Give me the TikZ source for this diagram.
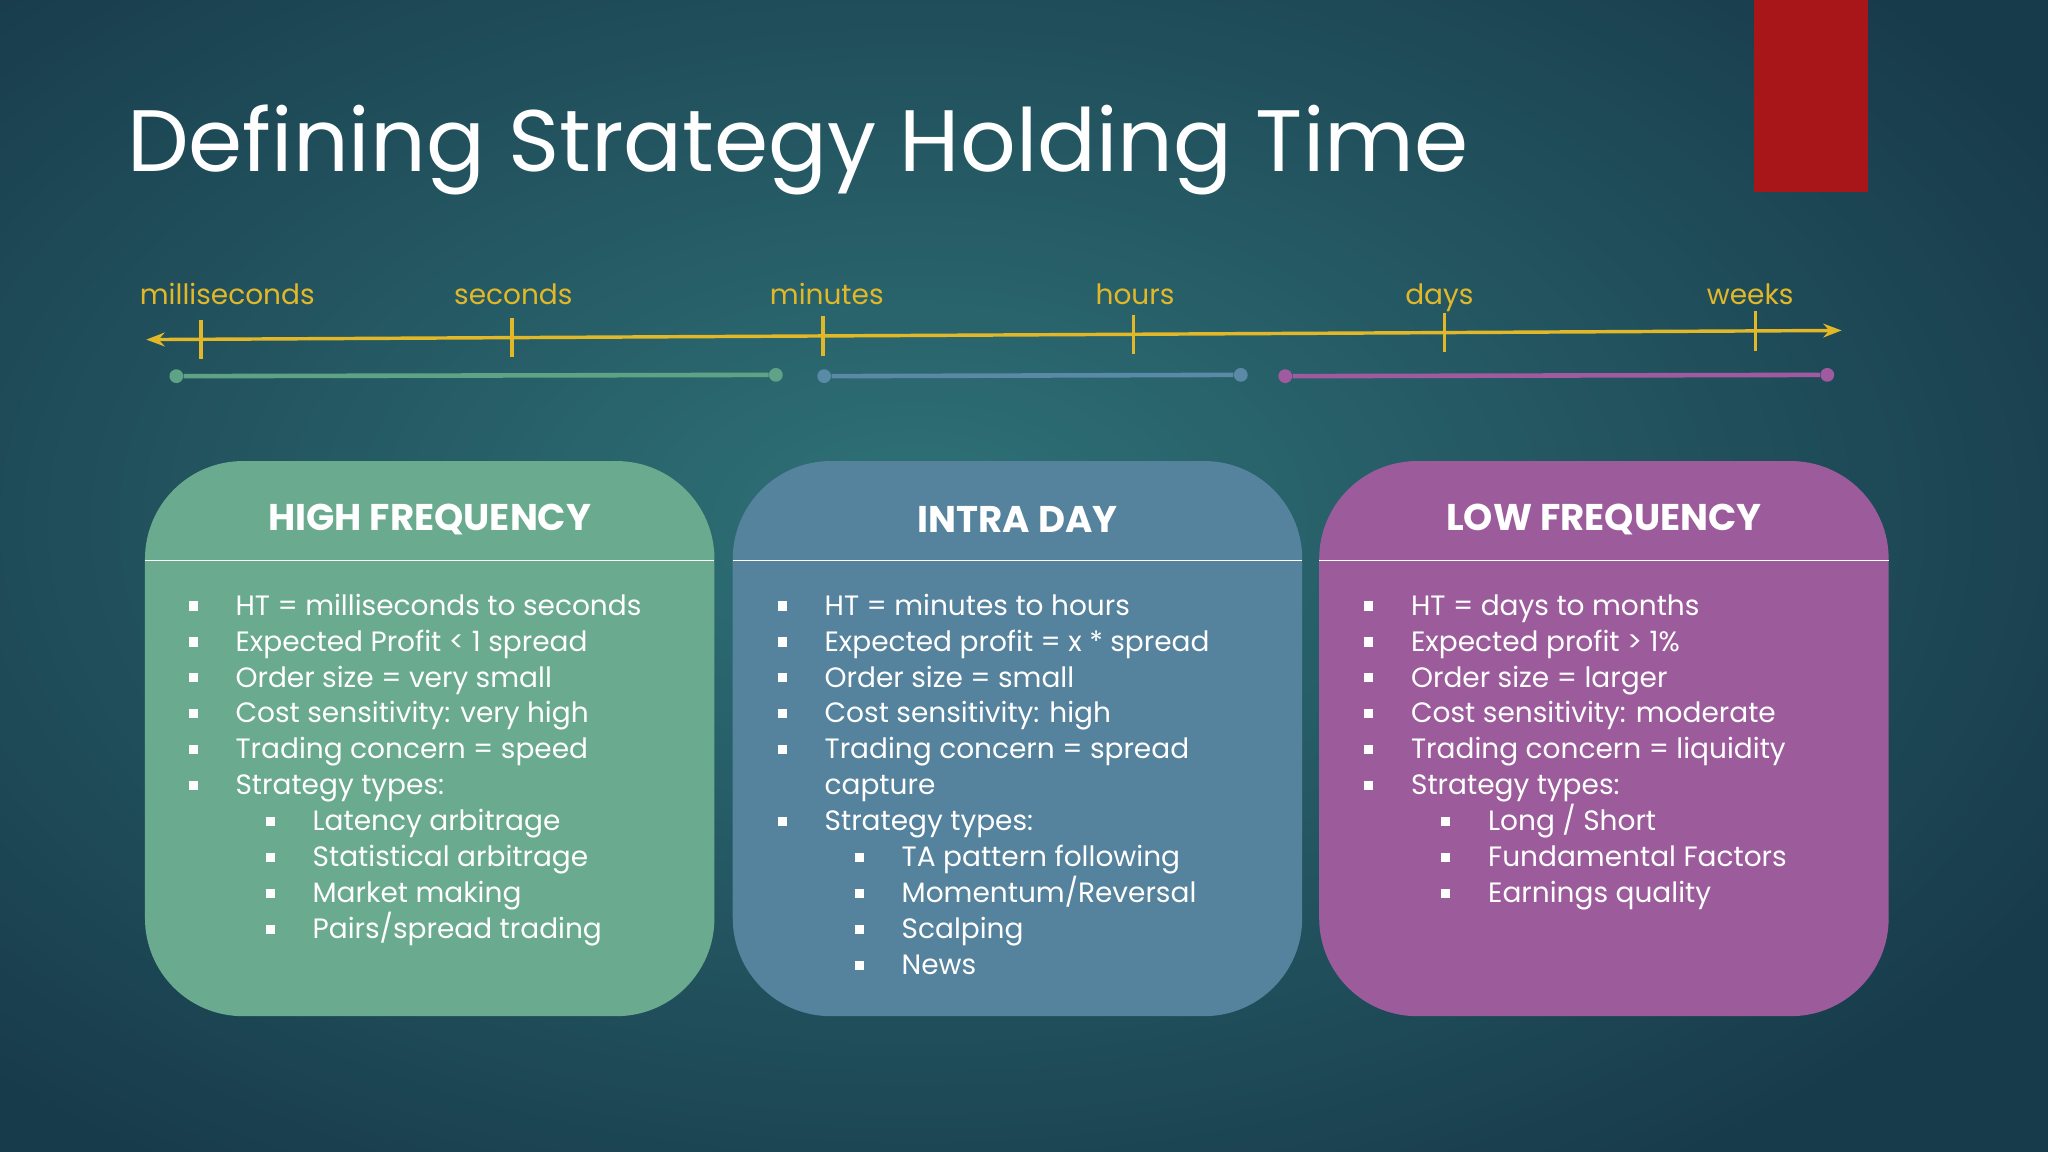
\documentclass[tikz,border=0pt]{standalone}
\usepackage{fontspec}
\setmainfont{Poppins}
\usetikzlibrary{arrows.meta}
\definecolor{bgin}{HTML}{2F7278}
\definecolor{bgout}{HTML}{183B4B}
\definecolor{tl}{HTML}{E3B828}
\definecolor{hf}{HTML}{6AAA8E}
\definecolor{idc}{HTML}{55829C}
\definecolor{lf}{HTML}{9C5C9C}
\definecolor{hfl}{HTML}{5FA387}
\definecolor{idl}{HTML}{5A8AA6}
\definecolor{lfl}{HTML}{A05AA0}
\definecolor{redr}{HTML}{A8161A}
\tikzset{
 tick/.style={tl,line width=1.5pt},
 tlab/.style={text=tl,font=\fontsize{12.2}{15}\selectfont,anchor=base,inner sep=0pt},
 panel/.style={rounded corners=1.5cm,draw=none},
 head/.style={text=white,font=\bfseries\fontsize{16.2}{20}\selectfont},
 item/.style={text=white,anchor=base west,font=\fontsize{12.2}{15}\selectfont,inner sep=0pt},
 bul/.style={fill=white,minimum size=4pt,inner sep=0pt},
 bar/.style={line width=2pt},
 dot/.style={circle,inner sep=0pt,minimum size=6pt}
}
\begin{document}
\begin{tikzpicture}[x=0.02cm,y=-0.02cm]
\useasboundingbox (0,0) rectangle (1568,882);
\begin{scope}
\clip (0,0) rectangle (1568,882);
\shade[inner color=bgin,outer color=bgout] (-300,-200) rectangle (1700,1000);
\end{scope}
\fill[redr] (1343,0) rectangle (1430,147);
\node[text=white,anchor=base west,font=\fontsize{38}{42}\selectfont,inner sep=0pt] (title) at (97,131) {Defining Strategy Holding Time};
% timeline
\coordinate (tA) at (112,260); \coordinate (tB) at (1410,253);
\draw[tl,line width=1.5pt,{Stealth[length=8pt]}-{Stealth[length=8pt]}] (tA) -- (tB);
\foreach \x/\o/\t [count=\i] in {154/20/milliseconds,392/1/seconds,630/3/minutes,868/1/hours,1106/-4/days,1344/-4/weeks}{
  \pgfmathsetmacro\yy{260-7*(\x-112)/1298}
  \draw[tick] (\x,\yy-15) -- (\x,\yy+15);
  \node[tlab] (lab\i) at (\x+\o,233) {\t};
}
% bars
\foreach \a/\b/\c/\n in {135/594/hfl/h,631/950/idl/i,984/1399/lfl/l}{
 \node[dot,fill=\c] (\n1) at (\a,288) {};
 \node[dot,fill=\c] (\n2) at (\b,287) {};
 \draw[bar,\c] (\n1) -- (\n2);
}
% panels
\foreach \x/\c/\t/\n in {111/hf/HIGH FREQUENCY/p1,561/idc/INTRA DAY/p2,1010/lf/LOW FREQUENCY/p3}{
 \fill[\c,panel] (\x,353) rectangle (\x+436,778);
 \draw[white,line width=0.6pt] (\x,429) -- (\x+436,429);
 \node[head] (\n) at (\x+218,398) {\t};
}
% items
\newcommand{\itm}[3]{\node[bul] at (#1,#2) {}; \node[item] at (#1+32,#2+7) {#3};}
\newcommand{\sitm}[3]{\node[bul] at (#1+59,#2) {}; \node[item] at (#1+91,#2+7) {#3};}
\itm{148}{464}{HT = milliseconds to seconds}
\itm{148}{491.5}{Expected Profit < 1 spread}
\itm{148}{519}{Order size = very small}
\itm{148}{546.5}{Cost sensitivity: very high}
\itm{148}{574}{Trading concern = speed}
\itm{148}{601.5}{Strategy types:}
\sitm{148}{629}{Latency arbitrage}
\sitm{148}{656.5}{Statistical arbitrage}
\sitm{148}{684}{Market making}
\sitm{148}{711.5}{Pairs/spread trading}
%
\itm{599}{464}{HT = minutes to hours}
\itm{599}{491.5}{Expected profit = x * spread}
\itm{599}{519}{Order size = small}
\itm{599}{546.5}{Cost sensitivity: high}
\itm{599}{574}{Trading concern = spread}
\node[item] at (631,608.5) {capture};
\itm{599}{629}{Strategy types:}
\sitm{599}{656.5}{TA pattern following}
\sitm{599}{684}{Momentum/Reversal}
\sitm{599}{711.5}{Scalping}
\sitm{599}{739}{News}
%
\itm{1048}{464}{HT = days to months}
\itm{1048}{491.5}{Expected profit > 1\%}
\itm{1048}{519}{Order size = larger}
\itm{1048}{546.5}{Cost sensitivity: moderate}
\itm{1048}{574}{Trading concern = liquidity}
\itm{1048}{601.5}{Strategy types:}
\sitm{1048}{629}{Long / Short}
\sitm{1048}{656.5}{Fundamental Factors}
\sitm{1048}{684}{Earnings quality}
\end{tikzpicture}
\end{document}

★ ★ ★ ★ ★

_WHAT THIS TASK INVOLVES_. Give back every line exactly as it stands, pictures excluded.

_ANSWER FOR THIS EXERCISE_.
Give me the TikZ source for this diagram.
\documentclass[tikz,border=0pt]{standalone}
\usepackage{fontspec}
\setmainfont{Poppins}
\usetikzlibrary{arrows.meta}
\definecolor{bgin}{HTML}{2F7278}
\definecolor{bgout}{HTML}{183B4B}
\definecolor{tl}{HTML}{E3B828}
\definecolor{hf}{HTML}{6AAA8E}
\definecolor{idc}{HTML}{55829C}
\definecolor{lf}{HTML}{9C5C9C}
\definecolor{hfl}{HTML}{5FA387}
\definecolor{idl}{HTML}{5A8AA6}
\definecolor{lfl}{HTML}{A05AA0}
\definecolor{redr}{HTML}{A8161A}
\tikzset{
 tick/.style={tl,line width=1.5pt},
 tlab/.style={text=tl,font=\fontsize{12.2}{15}\selectfont,anchor=base,inner sep=0pt},
 panel/.style={rounded corners=1.5cm,draw=none},
 head/.style={text=white,font=\bfseries\fontsize{16.2}{20}\selectfont},
 item/.style={text=white,anchor=base west,font=\fontsize{12.2}{15}\selectfont,inner sep=0pt},
 bul/.style={fill=white,minimum size=4pt,inner sep=0pt},
 bar/.style={line width=2pt},
 dot/.style={circle,inner sep=0pt,minimum size=6pt}
}
\begin{document}
\begin{tikzpicture}[x=0.02cm,y=-0.02cm]
\useasboundingbox (0,0) rectangle (1568,882);
\begin{scope}
\clip (0,0) rectangle (1568,882);
\shade[inner color=bgin,outer color=bgout] (-300,-200) rectangle (1700,1000);
\end{scope}
\fill[redr] (1343,0) rectangle (1430,147);
\node[text=white,anchor=base west,font=\fontsize{38}{42}\selectfont,inner sep=0pt] (title) at (97,131) {Defining Strategy Holding Time};
% timeline
\coordinate (tA) at (112,260); \coordinate (tB) at (1410,253);
\draw[tl,line width=1.5pt,{Stealth[length=8pt]}-{Stealth[length=8pt]}] (tA) -- (tB);
\foreach \x/\o/\t [count=\i] in {154/20/milliseconds,392/1/seconds,630/3/minutes,868/1/hours,1106/-4/days,1344/-4/weeks}{
  \pgfmathsetmacro\yy{260-7*(\x-112)/1298}
  \draw[tick] (\x,\yy-15) -- (\x,\yy+15);
  \node[tlab] (lab\i) at (\x+\o,233) {\t};
}
% bars
\foreach \a/\b/\c/\n in {135/594/hfl/h,631/950/idl/i,984/1399/lfl/l}{
 \node[dot,fill=\c] (\n1) at (\a,288) {};
 \node[dot,fill=\c] (\n2) at (\b,287) {};
 \draw[bar,\c] (\n1) -- (\n2);
}
% panels
\foreach \x/\c/\t/\n in {111/hf/HIGH FREQUENCY/p1,561/idc/INTRA DAY/p2,1010/lf/LOW FREQUENCY/p3}{
 \fill[\c,panel] (\x,353) rectangle (\x+436,778);
 \draw[white,line width=0.6pt] (\x,429) -- (\x+436,429);
 \node[head] (\n) at (\x+218,398) {\t};
}
% items
\newcommand{\itm}[3]{\node[bul] at (#1,#2) {}; \node[item] at (#1+32,#2+7) {#3};}
\newcommand{\sitm}[3]{\node[bul] at (#1+59,#2) {}; \node[item] at (#1+91,#2+7) {#3};}
\itm{148}{464}{HT = milliseconds to seconds}
\itm{148}{491.5}{Expected Profit < 1 spread}
\itm{148}{519}{Order size = very small}
\itm{148}{546.5}{Cost sensitivity: very high}
\itm{148}{574}{Trading concern = speed}
\itm{148}{601.5}{Strategy types:}
\sitm{148}{629}{Latency arbitrage}
\sitm{148}{656.5}{Statistical arbitrage}
\sitm{148}{684}{Market making}
\sitm{148}{711.5}{Pairs/spread trading}
%
\itm{599}{464}{HT = minutes to hours}
\itm{599}{491.5}{Expected profit = x * spread}
\itm{599}{519}{Order size = small}
\itm{599}{546.5}{Cost sensitivity: high}
\itm{599}{574}{Trading concern = spread}
\node[item] at (631,608.5) {capture};
\itm{599}{629}{Strategy types:}
\sitm{599}{656.5}{TA pattern following}
\sitm{599}{684}{Momentum/Reversal}
\sitm{599}{711.5}{Scalping}
\sitm{599}{739}{News}
%
\itm{1048}{464}{HT = days to months}
\itm{1048}{491.5}{Expected profit > 1\%}
\itm{1048}{519}{Order size = larger}
\itm{1048}{546.5}{Cost sensitivity: moderate}
\itm{1048}{574}{Trading concern = liquidity}
\itm{1048}{601.5}{Strategy types:}
\sitm{1048}{629}{Long / Short}
\sitm{1048}{656.5}{Fundamental Factors}
\sitm{1048}{684}{Earnings quality}
\end{tikzpicture}
\end{document}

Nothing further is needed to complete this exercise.